Lately, Ehrenreich has been driving around Los Angeles, looking for a good space to start up something of an artists’ residence/production company. Start a community after this all ends. Lecture series, small theater productions, a place for talented people who don’t quite have a place in the system yet. Acting-wise, don’t expect a career swerve or anything, Ehrenreich taking a certain part to come off a certain way. Though he'd love to work with Scorsese, definitely go full circle with Spielberg, the man who powder-kegged his career, who wouldn’t. Otherwise, if he reads something, it’s exciting, and good people are involved, he’s in.
“If I say, Oh I really wanna go play a birthday clown, then someone comes along with some piece of shit birthday clown thing. I'll be like, Oh I guess let me go with this, which isn't my current career goal.”
Don’t ask, but Norman Snively, the villainous birthday clown from Air Bud, is the first birthday clown who comes to mind when Alden starts talking about birthday clowns. “Maybe the remake,” he says. “What are the other Air Bud movies? I used to know them…. It's like Air Bud: Golden Receiver. Football?” he asks. He's genuinely curious. This is a conversation now. “I mean, I shouldn't get too hair-splitting about how he could play volleyball. It's not like the soccer one is like, Oh, of course!”

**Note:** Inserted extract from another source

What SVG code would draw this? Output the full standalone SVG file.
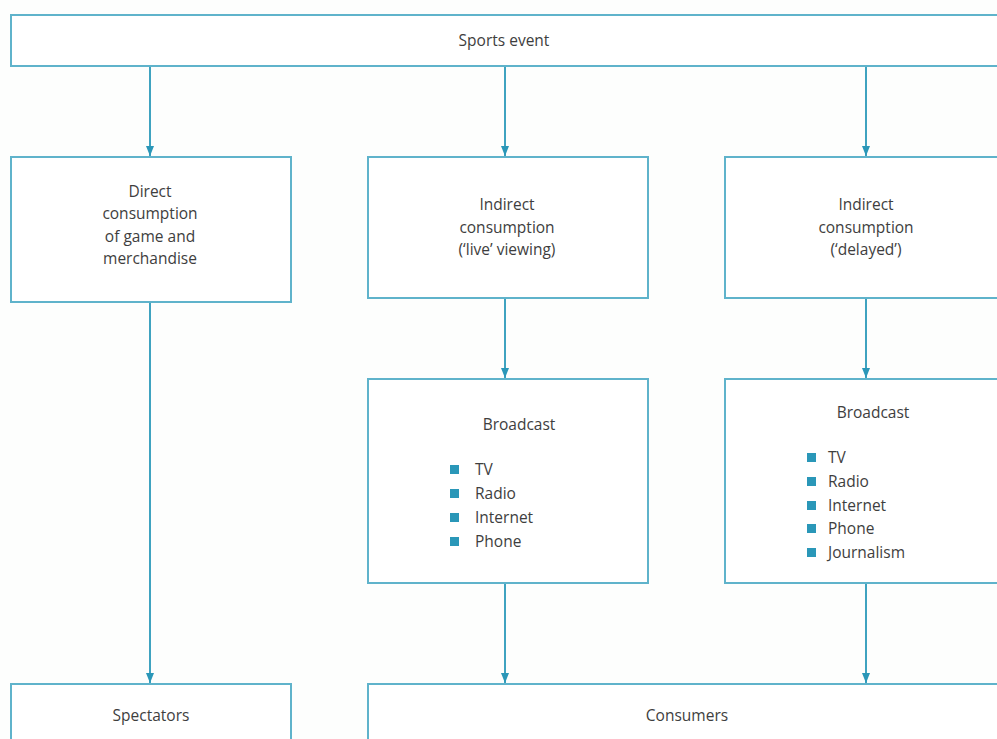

Okay okay, sorry to bring it up, thoughts on post-pandemic Hollywood.
“I think right now, we're in this moment where we're figuring out what it looks like to shoot something,” he says. Ehrenreich stops. He’s been Googling. “Okay, Air Bud Spikes Back is the—with the Star Wars reference—it's... I'm assuming volleyball. Air Bud Seventh Inning Fetch. Air Bud World Pup is the soccer one. And Air Bud Golden Receiver. Okay, sorry. I needed to get that out of my system.”
Alden Ehrenreich: Nice person, space cowboy, Savage. Someday, rebooter of Air Bud.
“That, if anything—that's the real goal,” he says. “Where I see myself in 20 years, you know.”
Just wait till he hears that you shouldn’t fuck with Air Bud fans.